区学童保育の会 「自主学童に補助金を」 市議と懇談10年目
川崎市内の学童保育の充実に向け活動する「宮前区学童保育の会」はこのほど、有馬・野川生涯学習支援施設(アリーノ)で市議会議員3人と意見交換を行った。同会は長年にわたり自主運営の民間学童保育への補助金支給を訴えているが、市は「わくわくプラザで対応できる」との見解を示しており、互いの認識は平行線をたどっている。
10年前から続く市議会議員との懇談会。今年のテーマは「川崎市のより豊かな小学生の放課後について考える」。参加したメンバー約30人は、3つのテーブルに分かれ、川崎市の児童の放課後を取り巻く課題などについて意見を交換した。
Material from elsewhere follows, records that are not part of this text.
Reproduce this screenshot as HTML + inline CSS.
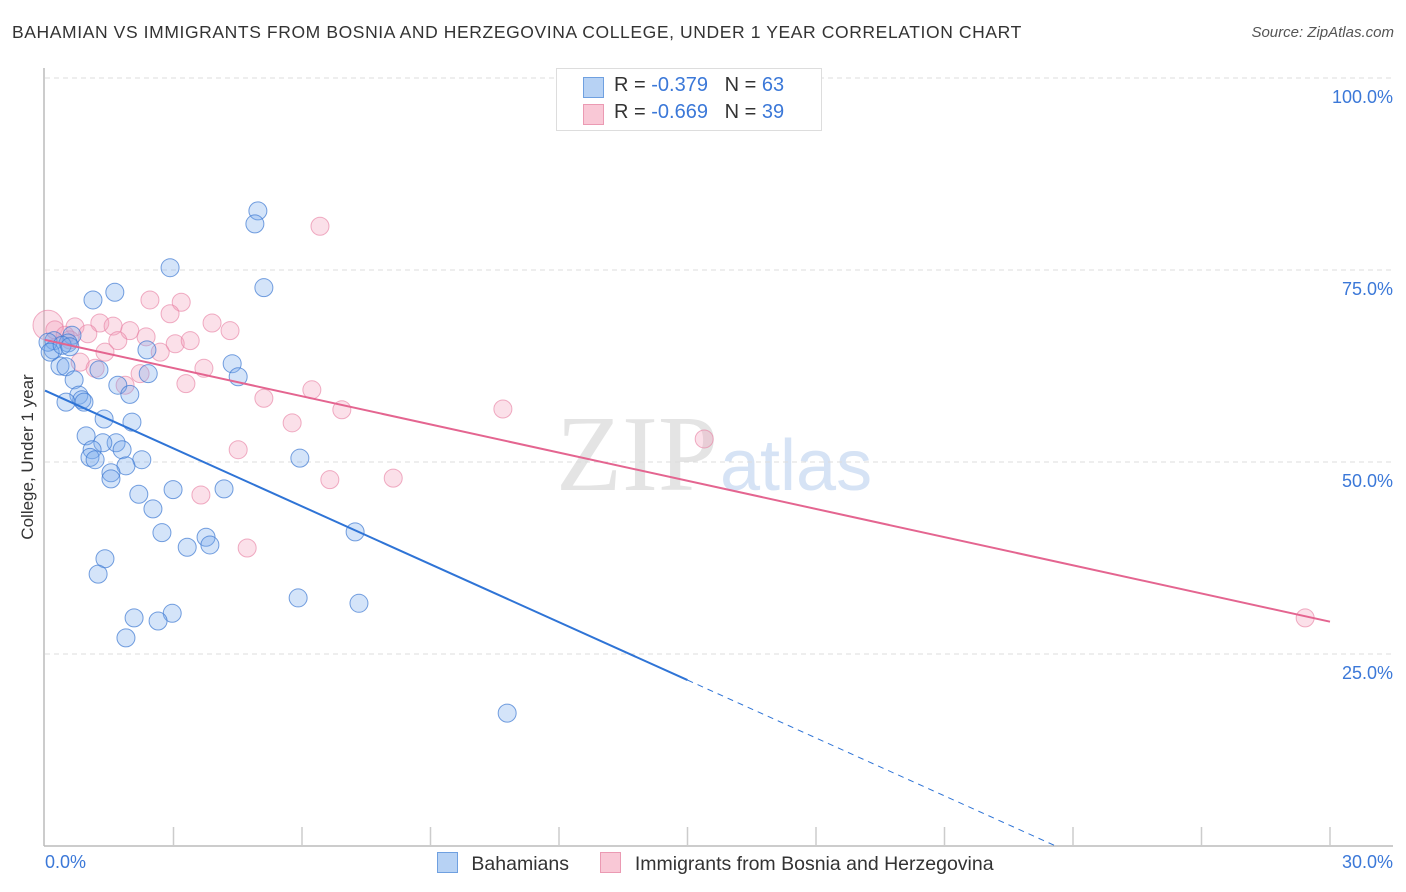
<!DOCTYPE html>
<html><head><meta charset="utf-8">
<style>
body{margin:0;background:#fff;font-family:"Liberation Sans",sans-serif;}
#wrap{position:relative;width:1406px;height:892px;overflow:hidden;}
.t{position:absolute;white-space:nowrap;}
</style></head>
<body>
<div id="wrap">
<div class="t" style="left:12px;top:22px;font-size:17.5px;letter-spacing:0.6px;color:#333;">BAHAMIAN VS IMMIGRANTS FROM BOSNIA AND HERZEGOVINA COLLEGE, UNDER 1 YEAR CORRELATION CHART</div>
<div class="t" style="right:12px;top:24px;font-size:15px;color:#555;font-style:italic;">Source: ZipAtlas.com</div>
<svg id="svg" width="1406" height="892" style="position:absolute;left:0;top:0;">
<text x="718" y="490" font-size="108" font-family="Liberation Serif,serif" fill="#e4e4e4" text-anchor="end">ZIP</text>
<text x="720" y="490" font-size="72" font-family="Liberation Sans,sans-serif" fill="#d6e3f5">atlas</text>
</svg>
<div class="t" style="left:28px;top:457px;font-size:17px;color:#333;transform:translate(-50%,-50%) rotate(-90deg);">College, Under 1 year</div>
<div style="position:absolute;left:556px;top:68px;width:264px;height:61px;border:1px solid #ddd;background:#fff;font-size:20px;">
 <div style="position:absolute;left:26px;top:8px;width:19px;height:19px;background:#b7d2f4;border:1px solid #6fa0e0;"></div>
 <div class="t" style="left:57px;top:5px;color:#333;">R = <span style="color:#3b78d8">-0.379</span>&nbsp;&nbsp;&nbsp;N = <span style="color:#3b78d8">63</span></div>
 <div style="position:absolute;left:26px;top:35px;width:19px;height:19px;background:#f9c8d6;border:1px solid #eb9ab3;"></div>
 <div class="t" style="left:57px;top:32px;color:#333;">R = <span style="color:#3b78d8">-0.669</span>&nbsp;&nbsp;&nbsp;N = <span style="color:#3b78d8">39</span></div>
</div>
<div class="t" style="left:45px;top:852px;font-size:18px;color:#3b78d8;">0.0%</div>
<div class="t" style="right:13px;top:852px;font-size:18px;color:#3b78d8;">30.0%</div>
<div style="position:absolute;left:437px;top:852px;font-size:19.5px;color:#333;">
 <span style="display:inline-block;width:19px;height:19px;background:#b7d2f4;border:1px solid #6fa0e0;vertical-align:-3px;"></span>
 <span style="margin-left:8px;">Bahamians</span>
 <span style="display:inline-block;width:19px;height:19px;background:#f9c8d6;border:1px solid #eb9ab3;vertical-align:-3px;margin-left:26px;"></span>
 <span style="margin-left:8px;">Immigrants from Bosnia and Herzegovina</span>
</div>
</div>
<script>
const yTicks=[100,75,50,25];
const yTickLabels=["100.0%","75.0%","50.0%","25.0%"];
const blueX=[4.97,4.90,2.92,5.11,1.63,1.12,0.63,0.21,0.54,0.19,2.38,2.41,4.37,4.51,0.35,0.49,1.26,0.68,1.70,0.79,0.86,1.98,0.49,0.91,1.38,2.03,0.96,1.66,1.35,1.10,1.05,1.17,1.80,2.26,1.89,1.54,1.54,5.95,2.19,2.99,4.18,2.52,2.73,7.24,3.76,3.32,3.85,1.40,1.24,5.91,7.33,2.97,2.08,2.64,1.89,10.79,0.07,0.12,0.40,0.58];
const blueY=[82.7,81.0,75.3,72.7,72.1,71.1,66.5,65.8,65.5,64.6,64.6,61.5,62.8,61.1,62.5,62.4,62.0,60.7,60.0,58.7,58.1,58.8,57.8,57.8,55.6,55.2,53.4,52.5,52.5,51.6,50.6,50.3,51.6,50.3,49.5,48.6,47.8,50.5,45.8,46.4,46.5,43.9,40.8,40.9,40.2,38.9,39.2,37.4,35.4,32.3,31.6,30.3,29.7,29.3,27.1,17.3,65.6,64.3,65.2,65.0];
const pinkX=[6.42,2.45,3.18,2.92,3.90,4.32,0.07,0.70,1.28,1.98,1.59,2.36,1.70,3.04,3.39,1.00,2.69,1.40,0.82,3.71,2.22,1.87,3.29,6.23,5.11,6.93,10.69,5.77,4.51,15.39,6.65,8.13,3.64,4.72,29.42,0.23,0.47,0.58,1.17];
const pinkY=[80.7,71.1,70.8,69.3,68.1,67.1,67.8,67.6,68.1,67.1,67.7,66.3,65.8,65.4,65.8,66.7,64.3,64.3,63.0,62.2,61.5,60.0,60.2,59.4,58.3,56.8,56.9,55.1,51.6,53.0,47.7,47.9,45.7,38.8,29.7,67.2,66.5,65.9,62.2];
const blueTrend=[59.3,-2.513];
const pinkTrend=[65.9,-1.223];
const X0=45,X1=1330,Y0=846,Y100=78;
const sx=v=>X0+(v/30)*(X1-X0);
const sy=v=>Y0-(v/100)*(Y0-Y100);
const svg=document.getElementById('svg');
const NS='http://www.w3.org/2000/svg';
function mk(tag,attrs){const e=document.createElementNS(NS,tag);for(const k in attrs)e.setAttribute(k,attrs[k]);svg.appendChild(e);return e;}
yTicks.forEach((t,i)=>{
 const g=mk('line',{x1:45,x2:1393,y1:sy(t),y2:sy(t),stroke:'#ddd','stroke-dasharray':'5,4'});
 
 
 const tx=mk('text',{x:1393,y:sy(t)+25,'text-anchor':'end','font-size':18,fill:'#3b78d8','font-family':'Liberation Sans,sans-serif'});
 tx.textContent=yTickLabels[i];
 
 
});
const ax=mk('line',{x1:44,x2:44,y1:68,y2:846,stroke:'#bbb','stroke-width':1.5});


const bx=mk('line',{x1:44,x2:1393,y1:846,y2:846,stroke:'#bbb','stroke-width':1.5});


for(let i=1;i<=10;i++){
 const tk=mk('line',{x1:sx(i*3),x2:sx(i*3),y1:827,y2:846,stroke:'#ccc','stroke-width':1.5});
 
 
}
function dot(x,y,fill,stroke,r,name){
 const c=mk('circle',{cx:sx(x),cy:sy(y),r:r,fill:fill,stroke:stroke,'stroke-width':1});
 
 
}
pinkX.forEach((x,i)=>dot(x,pinkY[i],'rgba(244,160,188,0.32)','rgba(232,130,165,0.65)',i===6?15:9,'point-bosnia'));
blueX.forEach((x,i)=>dot(x,blueY[i],'rgba(120,170,235,0.32)','rgba(60,120,210,0.7)',9,'point-bahamian'));
const bl=mk('line',{x1:sx(0),y1:sy(blueTrend[0]),x2:sx(15),y2:sy(blueTrend[0]+blueTrend[1]*15),stroke:'#2f74d6','stroke-width':2});


const xz=-blueTrend[0]/blueTrend[1];
const bd=mk('line',{x1:sx(15),y1:sy(blueTrend[0]+blueTrend[1]*15),x2:sx(xz),y2:sy(0),stroke:'#2f74d6','stroke-width':1,'stroke-dasharray':'6,5'});


const pl=mk('line',{x1:sx(0),y1:sy(pinkTrend[0]),x2:sx(30),y2:sy(pinkTrend[0]+pinkTrend[1]*30),stroke:'#e46590','stroke-width':2});


</script>
</body></html>
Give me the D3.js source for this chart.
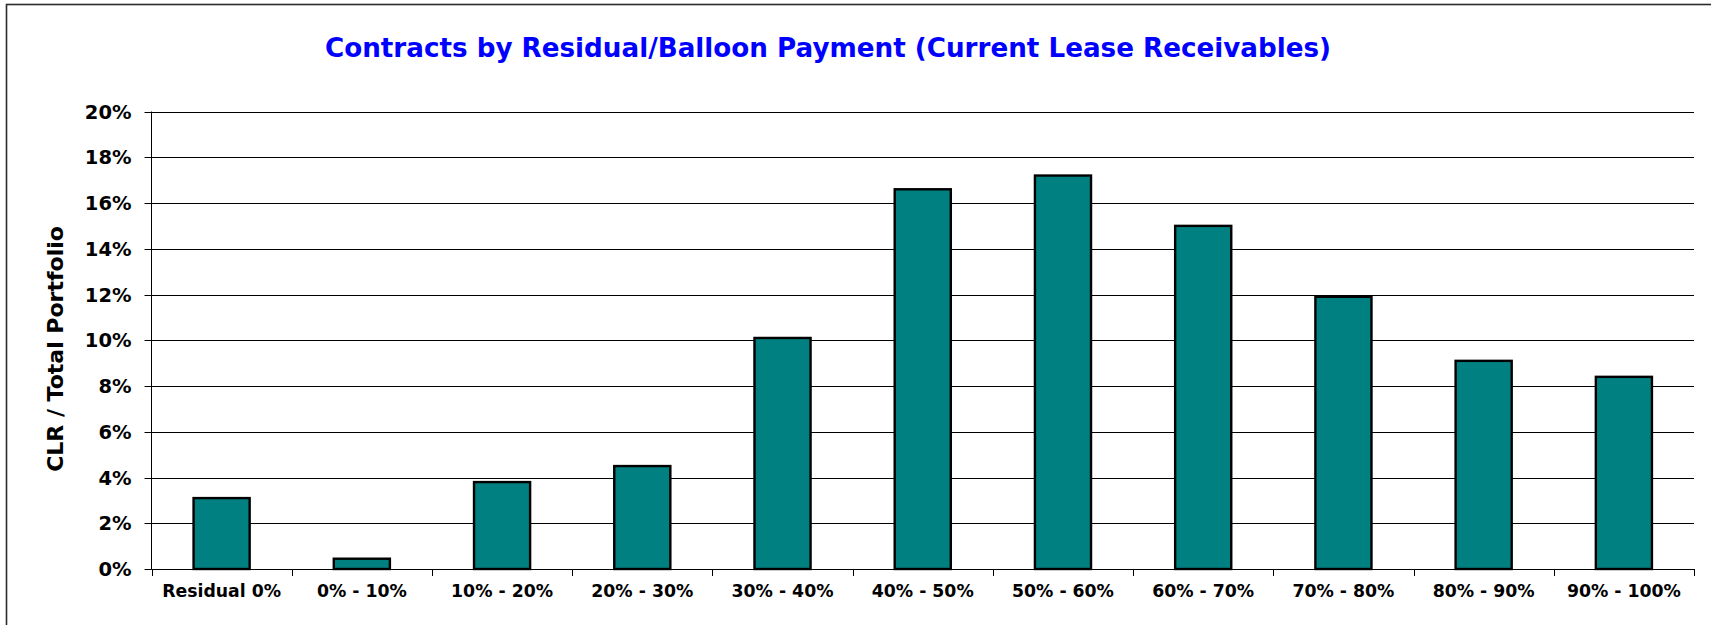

同会は、区内4つの自主学童に子どもを通わせている父母らで構成される。自主学童の設立は2003年、川崎市が共働き家庭などの小学生を預かる公立の「学童保育」を廃止し、全児童を対象とする「わくわくプラザ」事業に統合したことがきっかけ。増加傾向にあるわくわくプラザの児童登録数を背景に、生活の場として通わせることに不安を感じた保護者や指導員らが立ち上げた。
川崎市の自主学童は、保護者の負担する保育料で運営されており、横浜市など多くの都市で交付されている補助金が交付されていない。そこで、同会では市議懇談会をはじめ、他区の学童と連携して毎年各政党に予算要望を実施。22年には4728人の署名とともに陳情書を提出。翌23年にも、6人の市議会議員との連名で請願書を提出するなど、補助金の支給を訴えてきた。花の台学童保育ホールの津覇綾希子さんは「自主学童の運営は大変厳しい。他都市で認められている補助金が支給されれば、放課後の児童の居場所の選択肢が広がる」と活動の意義を強調する。
これに対し市は「民間放課後児童クラブは、利用者が多様な民間サービスの中から事業者を選択している」との認識を示し、「わくわくプラザ事業によって量の見込みに対応できるため、民間放課後児童クラブを補助金対象に位置づけていない」としている。